## [Dataset section]
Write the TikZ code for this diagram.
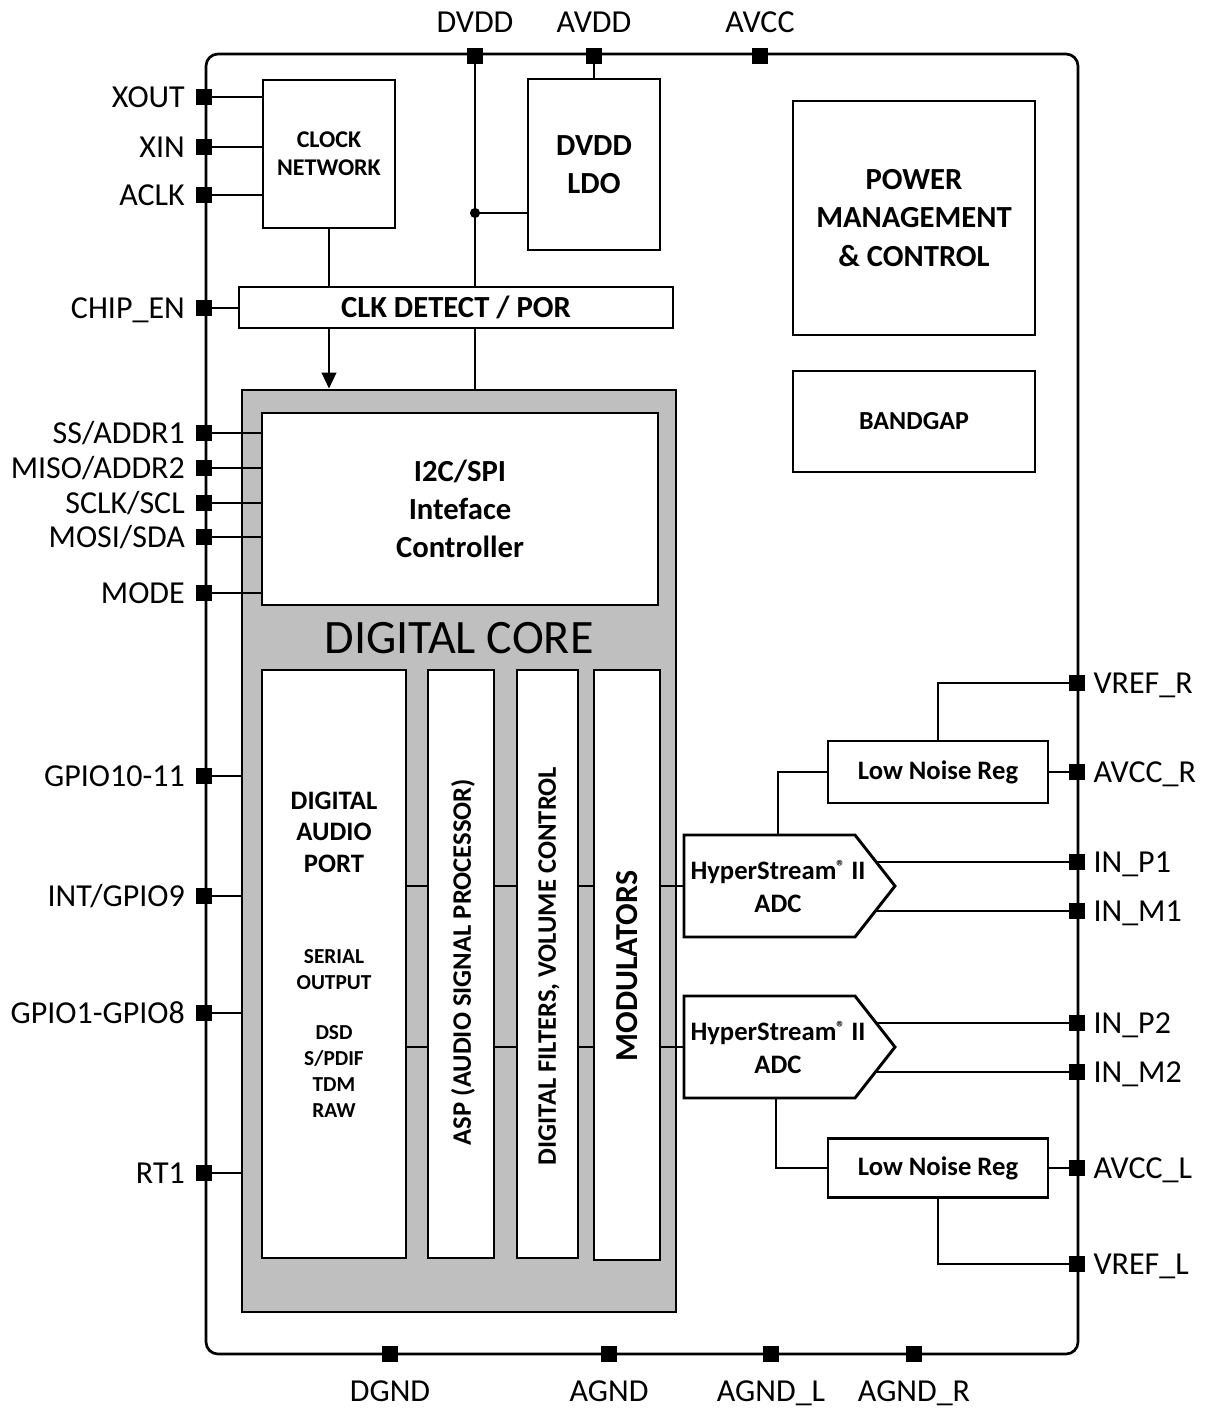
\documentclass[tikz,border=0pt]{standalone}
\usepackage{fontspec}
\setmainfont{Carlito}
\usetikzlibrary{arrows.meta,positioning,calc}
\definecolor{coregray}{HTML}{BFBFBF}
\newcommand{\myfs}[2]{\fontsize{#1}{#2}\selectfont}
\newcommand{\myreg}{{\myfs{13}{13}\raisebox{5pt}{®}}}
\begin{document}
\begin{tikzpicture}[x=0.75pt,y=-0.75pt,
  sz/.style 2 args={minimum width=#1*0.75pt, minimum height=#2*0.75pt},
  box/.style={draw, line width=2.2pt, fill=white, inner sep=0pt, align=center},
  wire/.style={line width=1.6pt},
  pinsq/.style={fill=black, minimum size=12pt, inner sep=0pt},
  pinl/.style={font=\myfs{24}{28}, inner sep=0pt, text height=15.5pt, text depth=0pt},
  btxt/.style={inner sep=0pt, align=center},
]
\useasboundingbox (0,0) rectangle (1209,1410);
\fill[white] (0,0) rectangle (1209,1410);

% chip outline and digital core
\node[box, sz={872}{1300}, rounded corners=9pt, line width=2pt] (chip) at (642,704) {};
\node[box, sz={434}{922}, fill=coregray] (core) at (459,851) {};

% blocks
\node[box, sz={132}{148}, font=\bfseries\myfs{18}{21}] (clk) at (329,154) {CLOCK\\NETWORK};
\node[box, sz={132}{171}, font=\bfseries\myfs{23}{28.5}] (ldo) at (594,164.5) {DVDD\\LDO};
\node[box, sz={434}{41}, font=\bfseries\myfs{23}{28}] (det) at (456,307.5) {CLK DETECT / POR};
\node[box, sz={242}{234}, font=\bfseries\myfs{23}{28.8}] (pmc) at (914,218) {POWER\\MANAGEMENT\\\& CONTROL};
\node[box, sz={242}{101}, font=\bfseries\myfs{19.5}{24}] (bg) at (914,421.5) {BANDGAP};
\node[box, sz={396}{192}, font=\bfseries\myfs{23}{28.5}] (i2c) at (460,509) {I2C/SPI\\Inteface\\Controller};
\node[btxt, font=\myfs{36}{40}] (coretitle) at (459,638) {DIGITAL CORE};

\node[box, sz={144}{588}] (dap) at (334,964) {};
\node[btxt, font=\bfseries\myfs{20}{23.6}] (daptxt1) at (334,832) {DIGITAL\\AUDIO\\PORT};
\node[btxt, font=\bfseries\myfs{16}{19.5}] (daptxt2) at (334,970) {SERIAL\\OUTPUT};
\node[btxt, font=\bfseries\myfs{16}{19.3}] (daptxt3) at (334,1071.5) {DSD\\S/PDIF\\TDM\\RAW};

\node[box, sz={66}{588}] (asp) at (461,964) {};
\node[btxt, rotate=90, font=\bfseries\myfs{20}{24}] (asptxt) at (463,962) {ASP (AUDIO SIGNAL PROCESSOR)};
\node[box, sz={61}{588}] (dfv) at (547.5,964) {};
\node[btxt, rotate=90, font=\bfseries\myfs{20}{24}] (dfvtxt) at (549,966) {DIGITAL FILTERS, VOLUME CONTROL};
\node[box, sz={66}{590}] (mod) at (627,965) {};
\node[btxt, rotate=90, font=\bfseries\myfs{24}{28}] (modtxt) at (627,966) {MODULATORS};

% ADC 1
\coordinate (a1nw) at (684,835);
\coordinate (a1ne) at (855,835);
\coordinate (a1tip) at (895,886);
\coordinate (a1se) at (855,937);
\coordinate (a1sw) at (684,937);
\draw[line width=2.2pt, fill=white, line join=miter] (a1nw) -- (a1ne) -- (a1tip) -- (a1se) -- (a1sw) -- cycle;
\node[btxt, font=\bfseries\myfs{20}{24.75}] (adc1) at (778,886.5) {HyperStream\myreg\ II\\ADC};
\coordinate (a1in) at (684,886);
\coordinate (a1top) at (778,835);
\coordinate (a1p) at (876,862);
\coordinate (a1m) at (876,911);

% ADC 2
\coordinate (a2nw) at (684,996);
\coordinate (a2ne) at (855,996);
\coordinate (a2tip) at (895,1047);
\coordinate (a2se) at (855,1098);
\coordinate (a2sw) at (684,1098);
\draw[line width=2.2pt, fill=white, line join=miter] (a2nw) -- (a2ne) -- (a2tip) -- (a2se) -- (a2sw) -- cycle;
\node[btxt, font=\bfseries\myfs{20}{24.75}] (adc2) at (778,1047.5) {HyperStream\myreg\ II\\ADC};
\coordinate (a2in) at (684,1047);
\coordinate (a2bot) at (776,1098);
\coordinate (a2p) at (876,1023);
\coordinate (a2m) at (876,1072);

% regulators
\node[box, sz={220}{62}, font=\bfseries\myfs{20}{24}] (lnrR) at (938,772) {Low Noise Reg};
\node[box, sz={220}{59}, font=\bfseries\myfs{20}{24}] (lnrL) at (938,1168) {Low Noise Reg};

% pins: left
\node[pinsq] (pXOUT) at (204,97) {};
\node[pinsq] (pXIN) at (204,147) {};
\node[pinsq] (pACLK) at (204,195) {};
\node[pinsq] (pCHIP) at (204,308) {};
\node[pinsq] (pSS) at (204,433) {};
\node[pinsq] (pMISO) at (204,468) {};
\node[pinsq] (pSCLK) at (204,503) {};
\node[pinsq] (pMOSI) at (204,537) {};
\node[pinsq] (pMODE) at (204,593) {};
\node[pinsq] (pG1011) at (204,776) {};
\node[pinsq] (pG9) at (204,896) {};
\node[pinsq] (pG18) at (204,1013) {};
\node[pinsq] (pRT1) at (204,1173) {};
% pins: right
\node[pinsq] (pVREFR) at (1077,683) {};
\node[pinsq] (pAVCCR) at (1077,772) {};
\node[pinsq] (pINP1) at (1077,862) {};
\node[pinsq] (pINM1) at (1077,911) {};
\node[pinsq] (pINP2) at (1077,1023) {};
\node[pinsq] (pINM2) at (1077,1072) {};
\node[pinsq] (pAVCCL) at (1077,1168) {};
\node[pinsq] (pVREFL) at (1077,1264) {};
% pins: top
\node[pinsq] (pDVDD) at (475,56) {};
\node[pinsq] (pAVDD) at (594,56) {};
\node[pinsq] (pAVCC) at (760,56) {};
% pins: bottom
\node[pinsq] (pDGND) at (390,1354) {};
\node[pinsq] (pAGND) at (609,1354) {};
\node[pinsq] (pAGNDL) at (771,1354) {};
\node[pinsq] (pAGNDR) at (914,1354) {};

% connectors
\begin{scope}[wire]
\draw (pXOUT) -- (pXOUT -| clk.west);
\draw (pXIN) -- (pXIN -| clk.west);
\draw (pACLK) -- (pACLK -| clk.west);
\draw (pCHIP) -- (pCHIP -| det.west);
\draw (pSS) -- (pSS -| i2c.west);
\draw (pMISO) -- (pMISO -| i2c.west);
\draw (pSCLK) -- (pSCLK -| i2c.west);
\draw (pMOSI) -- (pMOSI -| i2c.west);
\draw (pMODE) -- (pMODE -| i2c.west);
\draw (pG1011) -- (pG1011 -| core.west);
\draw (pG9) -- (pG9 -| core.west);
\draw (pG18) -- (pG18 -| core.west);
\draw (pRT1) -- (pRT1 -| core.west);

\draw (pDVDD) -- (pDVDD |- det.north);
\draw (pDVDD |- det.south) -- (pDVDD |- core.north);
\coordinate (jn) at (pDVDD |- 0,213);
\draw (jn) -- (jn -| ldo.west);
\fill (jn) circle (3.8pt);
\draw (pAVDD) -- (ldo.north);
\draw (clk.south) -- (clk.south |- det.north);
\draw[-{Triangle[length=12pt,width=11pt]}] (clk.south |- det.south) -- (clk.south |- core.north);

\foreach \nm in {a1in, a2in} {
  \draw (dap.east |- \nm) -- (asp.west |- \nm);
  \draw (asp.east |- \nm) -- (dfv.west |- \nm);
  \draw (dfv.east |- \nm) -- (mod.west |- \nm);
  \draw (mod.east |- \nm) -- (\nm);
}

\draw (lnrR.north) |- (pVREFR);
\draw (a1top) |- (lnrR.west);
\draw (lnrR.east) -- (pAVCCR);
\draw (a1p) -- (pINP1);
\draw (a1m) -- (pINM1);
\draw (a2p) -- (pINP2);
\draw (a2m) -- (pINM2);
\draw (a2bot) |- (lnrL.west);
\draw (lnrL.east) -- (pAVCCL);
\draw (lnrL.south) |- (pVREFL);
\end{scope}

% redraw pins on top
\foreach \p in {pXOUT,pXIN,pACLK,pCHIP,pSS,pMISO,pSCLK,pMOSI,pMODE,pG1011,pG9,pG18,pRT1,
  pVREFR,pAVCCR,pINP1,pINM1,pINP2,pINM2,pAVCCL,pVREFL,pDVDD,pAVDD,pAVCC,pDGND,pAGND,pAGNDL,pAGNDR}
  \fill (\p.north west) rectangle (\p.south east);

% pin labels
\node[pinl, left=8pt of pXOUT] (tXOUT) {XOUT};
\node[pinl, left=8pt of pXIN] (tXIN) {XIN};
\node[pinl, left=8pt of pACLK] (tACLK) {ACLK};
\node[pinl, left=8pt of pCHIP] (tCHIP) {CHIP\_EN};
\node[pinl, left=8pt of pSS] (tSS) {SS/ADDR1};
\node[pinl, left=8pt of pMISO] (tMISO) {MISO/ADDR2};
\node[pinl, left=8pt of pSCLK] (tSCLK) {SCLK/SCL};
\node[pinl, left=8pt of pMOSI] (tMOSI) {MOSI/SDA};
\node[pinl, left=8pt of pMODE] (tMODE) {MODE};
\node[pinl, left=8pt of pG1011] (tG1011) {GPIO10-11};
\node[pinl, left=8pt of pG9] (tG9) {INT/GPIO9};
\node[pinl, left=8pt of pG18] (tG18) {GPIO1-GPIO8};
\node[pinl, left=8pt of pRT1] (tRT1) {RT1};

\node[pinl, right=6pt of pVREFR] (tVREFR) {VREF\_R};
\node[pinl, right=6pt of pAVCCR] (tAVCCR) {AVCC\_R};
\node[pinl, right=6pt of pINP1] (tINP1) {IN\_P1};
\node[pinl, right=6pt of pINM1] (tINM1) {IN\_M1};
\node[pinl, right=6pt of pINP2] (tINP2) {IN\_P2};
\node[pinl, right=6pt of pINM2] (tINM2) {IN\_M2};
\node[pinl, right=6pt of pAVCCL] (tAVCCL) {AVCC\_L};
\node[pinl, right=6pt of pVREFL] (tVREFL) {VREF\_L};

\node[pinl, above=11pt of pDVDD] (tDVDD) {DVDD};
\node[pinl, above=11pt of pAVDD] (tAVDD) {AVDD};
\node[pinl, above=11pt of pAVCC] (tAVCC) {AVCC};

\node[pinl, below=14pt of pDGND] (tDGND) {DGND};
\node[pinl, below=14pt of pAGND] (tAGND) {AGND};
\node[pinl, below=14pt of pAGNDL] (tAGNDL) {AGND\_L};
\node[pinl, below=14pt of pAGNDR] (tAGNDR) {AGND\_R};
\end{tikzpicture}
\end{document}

## [Task instructions]
Return only the lines from the start of the data through the line that contains "(daptxt3) at (334,1071.5)", please, copying them exactly and omitting all pictures.

## [Solution to this exercise]
Write the TikZ code for this diagram.
\documentclass[tikz,border=0pt]{standalone}
\usepackage{fontspec}
\setmainfont{Carlito}
\usetikzlibrary{arrows.meta,positioning,calc}
\definecolor{coregray}{HTML}{BFBFBF}
\newcommand{\myfs}[2]{\fontsize{#1}{#2}\selectfont}
\newcommand{\myreg}{{\myfs{13}{13}\raisebox{5pt}{®}}}
\begin{document}
\begin{tikzpicture}[x=0.75pt,y=-0.75pt,
  sz/.style 2 args={minimum width=#1*0.75pt, minimum height=#2*0.75pt},
  box/.style={draw, line width=2.2pt, fill=white, inner sep=0pt, align=center},
  wire/.style={line width=1.6pt},
  pinsq/.style={fill=black, minimum size=12pt, inner sep=0pt},
  pinl/.style={font=\myfs{24}{28}, inner sep=0pt, text height=15.5pt, text depth=0pt},
  btxt/.style={inner sep=0pt, align=center},
]
\useasboundingbox (0,0) rectangle (1209,1410);
\fill[white] (0,0) rectangle (1209,1410);

% chip outline and digital core
\node[box, sz={872}{1300}, rounded corners=9pt, line width=2pt] (chip) at (642,704) {};
\node[box, sz={434}{922}, fill=coregray] (core) at (459,851) {};

% blocks
\node[box, sz={132}{148}, font=\bfseries\myfs{18}{21}] (clk) at (329,154) {CLOCK\\NETWORK};
\node[box, sz={132}{171}, font=\bfseries\myfs{23}{28.5}] (ldo) at (594,164.5) {DVDD\\LDO};
\node[box, sz={434}{41}, font=\bfseries\myfs{23}{28}] (det) at (456,307.5) {CLK DETECT / POR};
\node[box, sz={242}{234}, font=\bfseries\myfs{23}{28.8}] (pmc) at (914,218) {POWER\\MANAGEMENT\\\& CONTROL};
\node[box, sz={242}{101}, font=\bfseries\myfs{19.5}{24}] (bg) at (914,421.5) {BANDGAP};
\node[box, sz={396}{192}, font=\bfseries\myfs{23}{28.5}] (i2c) at (460,509) {I2C/SPI\\Inteface\\Controller};
\node[btxt, font=\myfs{36}{40}] (coretitle) at (459,638) {DIGITAL CORE};

\node[box, sz={144}{588}] (dap) at (334,964) {};
\node[btxt, font=\bfseries\myfs{20}{23.6}] (daptxt1) at (334,832) {DIGITAL\\AUDIO\\PORT};
\node[btxt, font=\bfseries\myfs{16}{19.5}] (daptxt2) at (334,970) {SERIAL\\OUTPUT};
\node[btxt, font=\bfseries\myfs{16}{19.3}] (daptxt3) at (334,1071.5) {DSD\\S/PDIF\\TDM\\RAW};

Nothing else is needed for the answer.